Start INFORMATION PROVIDED
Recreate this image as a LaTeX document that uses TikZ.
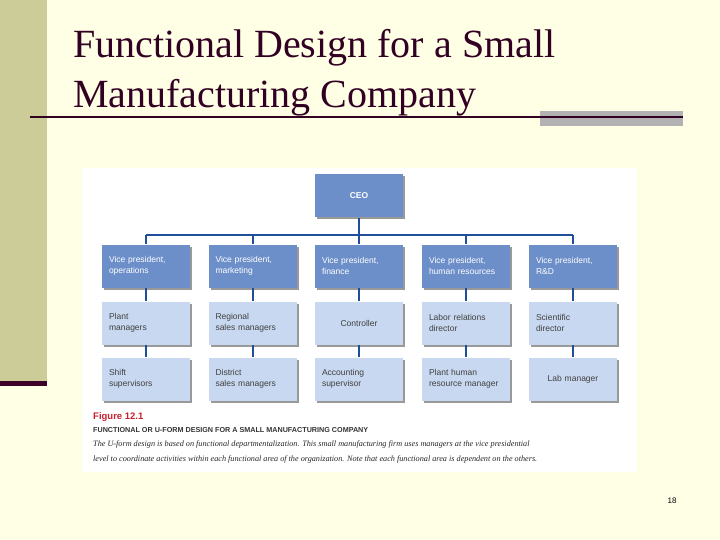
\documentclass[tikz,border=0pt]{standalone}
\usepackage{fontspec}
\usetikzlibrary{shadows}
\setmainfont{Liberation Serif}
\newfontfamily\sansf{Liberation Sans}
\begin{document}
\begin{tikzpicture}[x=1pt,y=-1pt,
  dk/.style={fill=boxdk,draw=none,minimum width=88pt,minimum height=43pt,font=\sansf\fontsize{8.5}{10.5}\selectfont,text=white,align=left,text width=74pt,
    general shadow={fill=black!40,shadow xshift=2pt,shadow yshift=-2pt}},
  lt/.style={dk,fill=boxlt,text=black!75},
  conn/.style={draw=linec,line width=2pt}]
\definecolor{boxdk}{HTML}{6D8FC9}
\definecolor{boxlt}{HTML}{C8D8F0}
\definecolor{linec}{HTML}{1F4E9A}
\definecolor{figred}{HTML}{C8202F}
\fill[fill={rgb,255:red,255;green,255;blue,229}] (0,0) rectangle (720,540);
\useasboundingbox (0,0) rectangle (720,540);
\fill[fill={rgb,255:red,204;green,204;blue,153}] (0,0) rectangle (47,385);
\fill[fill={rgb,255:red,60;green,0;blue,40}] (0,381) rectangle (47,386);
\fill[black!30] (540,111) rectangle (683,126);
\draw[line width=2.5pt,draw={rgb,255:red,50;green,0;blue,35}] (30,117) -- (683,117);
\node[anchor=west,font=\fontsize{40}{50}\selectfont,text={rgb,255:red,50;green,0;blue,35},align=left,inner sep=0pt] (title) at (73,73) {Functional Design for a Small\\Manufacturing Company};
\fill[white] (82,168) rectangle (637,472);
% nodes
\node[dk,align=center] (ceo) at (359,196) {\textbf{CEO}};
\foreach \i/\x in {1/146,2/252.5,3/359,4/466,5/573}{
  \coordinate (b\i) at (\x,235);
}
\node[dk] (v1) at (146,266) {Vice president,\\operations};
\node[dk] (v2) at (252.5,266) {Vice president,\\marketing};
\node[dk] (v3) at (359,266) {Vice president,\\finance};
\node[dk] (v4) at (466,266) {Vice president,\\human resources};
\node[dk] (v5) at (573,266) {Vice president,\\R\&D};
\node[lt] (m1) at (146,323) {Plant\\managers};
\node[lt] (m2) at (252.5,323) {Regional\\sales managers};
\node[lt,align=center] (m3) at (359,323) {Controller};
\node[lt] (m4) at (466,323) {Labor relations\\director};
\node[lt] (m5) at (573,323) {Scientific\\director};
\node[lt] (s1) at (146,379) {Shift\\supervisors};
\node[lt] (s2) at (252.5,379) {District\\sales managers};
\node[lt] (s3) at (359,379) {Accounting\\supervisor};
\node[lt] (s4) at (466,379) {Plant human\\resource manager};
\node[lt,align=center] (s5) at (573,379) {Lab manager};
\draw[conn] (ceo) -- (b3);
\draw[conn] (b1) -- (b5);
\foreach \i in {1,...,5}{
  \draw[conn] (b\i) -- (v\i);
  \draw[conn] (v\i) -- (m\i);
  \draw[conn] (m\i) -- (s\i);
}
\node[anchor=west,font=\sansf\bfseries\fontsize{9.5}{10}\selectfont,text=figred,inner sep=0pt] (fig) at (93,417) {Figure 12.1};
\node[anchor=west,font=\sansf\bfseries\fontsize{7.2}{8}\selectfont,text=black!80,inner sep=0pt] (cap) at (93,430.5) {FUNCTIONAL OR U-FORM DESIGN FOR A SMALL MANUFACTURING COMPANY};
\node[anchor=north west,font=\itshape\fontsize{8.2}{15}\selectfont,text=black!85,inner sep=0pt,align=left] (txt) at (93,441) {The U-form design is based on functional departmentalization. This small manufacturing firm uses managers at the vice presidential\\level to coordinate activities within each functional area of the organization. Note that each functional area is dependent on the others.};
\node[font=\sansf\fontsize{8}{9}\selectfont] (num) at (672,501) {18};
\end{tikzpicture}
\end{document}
End INFORMATION PROVIDED
Start INFORMATION PROVIDED
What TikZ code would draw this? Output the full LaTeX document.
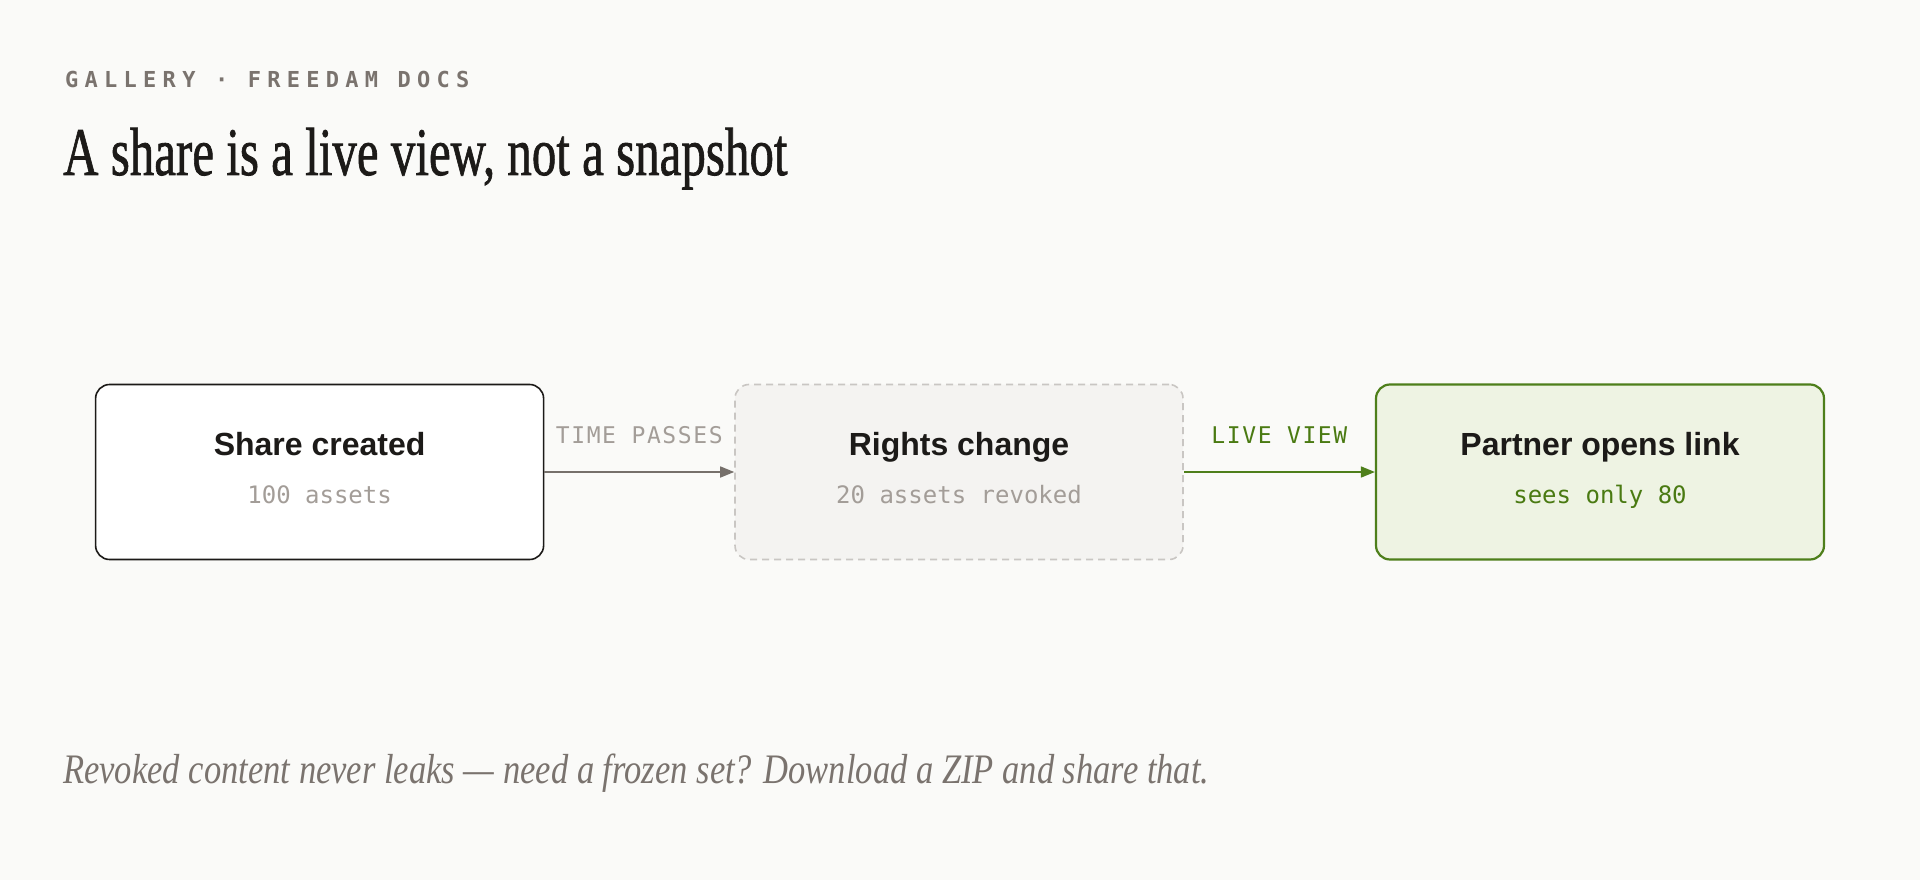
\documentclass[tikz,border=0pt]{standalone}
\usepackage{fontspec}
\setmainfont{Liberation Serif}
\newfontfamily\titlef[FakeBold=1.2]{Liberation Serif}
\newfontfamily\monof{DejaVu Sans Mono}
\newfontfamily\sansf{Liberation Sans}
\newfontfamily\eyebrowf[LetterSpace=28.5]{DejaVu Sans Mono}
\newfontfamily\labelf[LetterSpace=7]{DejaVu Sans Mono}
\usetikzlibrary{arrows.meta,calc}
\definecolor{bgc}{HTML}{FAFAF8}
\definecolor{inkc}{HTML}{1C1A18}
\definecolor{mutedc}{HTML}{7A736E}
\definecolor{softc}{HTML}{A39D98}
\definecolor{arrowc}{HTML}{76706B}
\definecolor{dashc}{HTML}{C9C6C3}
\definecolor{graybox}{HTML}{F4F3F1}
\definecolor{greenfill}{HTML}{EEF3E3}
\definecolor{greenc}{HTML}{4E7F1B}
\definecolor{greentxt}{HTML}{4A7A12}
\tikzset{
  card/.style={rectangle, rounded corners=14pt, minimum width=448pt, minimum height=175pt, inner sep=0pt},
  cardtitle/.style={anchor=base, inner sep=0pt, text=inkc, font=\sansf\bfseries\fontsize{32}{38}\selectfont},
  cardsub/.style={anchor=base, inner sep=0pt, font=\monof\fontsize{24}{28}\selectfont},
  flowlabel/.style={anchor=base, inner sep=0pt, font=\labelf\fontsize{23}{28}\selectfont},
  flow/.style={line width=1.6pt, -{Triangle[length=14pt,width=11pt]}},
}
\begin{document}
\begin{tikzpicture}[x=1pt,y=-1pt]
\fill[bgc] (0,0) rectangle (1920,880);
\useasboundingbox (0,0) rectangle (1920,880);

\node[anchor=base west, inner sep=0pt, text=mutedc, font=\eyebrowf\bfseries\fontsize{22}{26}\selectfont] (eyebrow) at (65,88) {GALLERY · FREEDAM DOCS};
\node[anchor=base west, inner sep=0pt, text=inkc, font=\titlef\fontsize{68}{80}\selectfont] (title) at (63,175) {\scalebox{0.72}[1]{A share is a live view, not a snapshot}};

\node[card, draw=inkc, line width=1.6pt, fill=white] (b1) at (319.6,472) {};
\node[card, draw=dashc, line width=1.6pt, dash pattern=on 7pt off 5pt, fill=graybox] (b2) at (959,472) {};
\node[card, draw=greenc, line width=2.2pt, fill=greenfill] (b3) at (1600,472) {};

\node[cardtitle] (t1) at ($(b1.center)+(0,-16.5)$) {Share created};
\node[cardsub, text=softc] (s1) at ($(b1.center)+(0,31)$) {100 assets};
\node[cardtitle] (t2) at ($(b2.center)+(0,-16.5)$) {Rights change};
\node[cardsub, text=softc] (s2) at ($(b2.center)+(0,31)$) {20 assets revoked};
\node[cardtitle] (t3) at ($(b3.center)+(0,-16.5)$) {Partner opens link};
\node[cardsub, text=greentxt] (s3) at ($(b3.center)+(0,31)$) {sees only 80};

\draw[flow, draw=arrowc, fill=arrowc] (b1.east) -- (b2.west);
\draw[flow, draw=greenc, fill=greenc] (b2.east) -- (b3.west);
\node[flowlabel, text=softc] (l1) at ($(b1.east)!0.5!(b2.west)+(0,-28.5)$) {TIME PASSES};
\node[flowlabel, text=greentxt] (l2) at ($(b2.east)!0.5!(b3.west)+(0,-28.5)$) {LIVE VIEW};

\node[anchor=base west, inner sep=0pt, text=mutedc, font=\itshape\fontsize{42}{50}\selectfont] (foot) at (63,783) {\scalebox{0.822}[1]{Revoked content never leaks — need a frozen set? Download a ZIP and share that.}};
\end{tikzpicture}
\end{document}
End INFORMATION PROVIDED
● **TASK DIRECTIONS**: Take only the lines above from the one that has "What TikZ code" through the one that has "(title) at (63,175)" and reproduce them exactly, omitting any pictures.

● **RESULT OF THIS TASK**:
What TikZ code would draw this? Output the full LaTeX document.
\documentclass[tikz,border=0pt]{standalone}
\usepackage{fontspec}
\setmainfont{Liberation Serif}
\newfontfamily\titlef[FakeBold=1.2]{Liberation Serif}
\newfontfamily\monof{DejaVu Sans Mono}
\newfontfamily\sansf{Liberation Sans}
\newfontfamily\eyebrowf[LetterSpace=28.5]{DejaVu Sans Mono}
\newfontfamily\labelf[LetterSpace=7]{DejaVu Sans Mono}
\usetikzlibrary{arrows.meta,calc}
\definecolor{bgc}{HTML}{FAFAF8}
\definecolor{inkc}{HTML}{1C1A18}
\definecolor{mutedc}{HTML}{7A736E}
\definecolor{softc}{HTML}{A39D98}
\definecolor{arrowc}{HTML}{76706B}
\definecolor{dashc}{HTML}{C9C6C3}
\definecolor{graybox}{HTML}{F4F3F1}
\definecolor{greenfill}{HTML}{EEF3E3}
\definecolor{greenc}{HTML}{4E7F1B}
\definecolor{greentxt}{HTML}{4A7A12}
\tikzset{
  card/.style={rectangle, rounded corners=14pt, minimum width=448pt, minimum height=175pt, inner sep=0pt},
  cardtitle/.style={anchor=base, inner sep=0pt, text=inkc, font=\sansf\bfseries\fontsize{32}{38}\selectfont},
  cardsub/.style={anchor=base, inner sep=0pt, font=\monof\fontsize{24}{28}\selectfont},
  flowlabel/.style={anchor=base, inner sep=0pt, font=\labelf\fontsize{23}{28}\selectfont},
  flow/.style={line width=1.6pt, -{Triangle[length=14pt,width=11pt]}},
}
\begin{document}
\begin{tikzpicture}[x=1pt,y=-1pt]
\fill[bgc] (0,0) rectangle (1920,880);
\useasboundingbox (0,0) rectangle (1920,880);

\node[anchor=base west, inner sep=0pt, text=mutedc, font=\eyebrowf\bfseries\fontsize{22}{26}\selectfont] (eyebrow) at (65,88) {GALLERY · FREEDAM DOCS};
\node[anchor=base west, inner sep=0pt, text=inkc, font=\titlef\fontsize{68}{80}\selectfont] (title) at (63,175) {\scalebox{0.72}[1]{A share is a live view, not a snapshot}};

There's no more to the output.